Here's a representative example of what's happening:
ir=1
do ikl=1,km
do ij=1,jm
do ii=1,im
albuf(ir)=array(ii,ij,ikl,nl,0,ng)
ir=ir+1
enddo
enddo
enddo
agbuf=0.0
call
mpi_allreduce(albuf,agbuf,im*jm*kmloc(coords(2)+1),mpi_real,mpi_sum,ang_com,ierr)
ir=1
do ikl=1,km
do
ij=1,jm
do ii=1,im
phim(ii,ij,ikl,nl,0,ng)=agbuf(ir)
ir=ir+1
enddo
enddo
enddo
Is there any way to just do this in one fell swoop, rather than
buffering, transmitting, and unbuffering? This operation is looped
over many times. Are there savings to be had here?
There are three steps here: buffering, transmitting, and unbuffering.
Any idea how the run time is distributed among those three steps?

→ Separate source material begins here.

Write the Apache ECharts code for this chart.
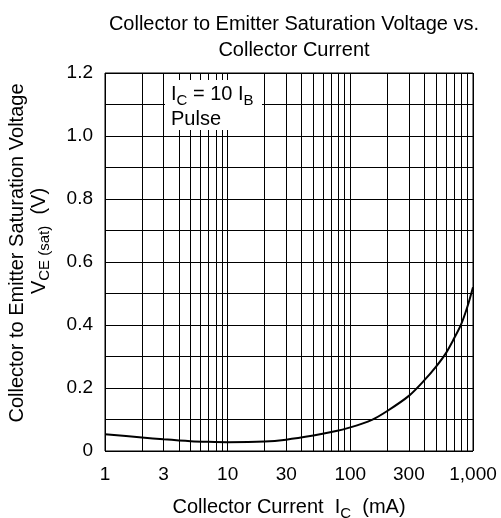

E.g., if most time is spent in the MPI call, then combining all three
steps into one is unlikely to buy you much... and might even hurt. If
most of the time is spent in the MPI call, then there may be some
tuning of collective algorithms to do. I don't have any experience
doing this with OMPI. I'm just saying it makes some sense to isolate
the problem a little bit more.
|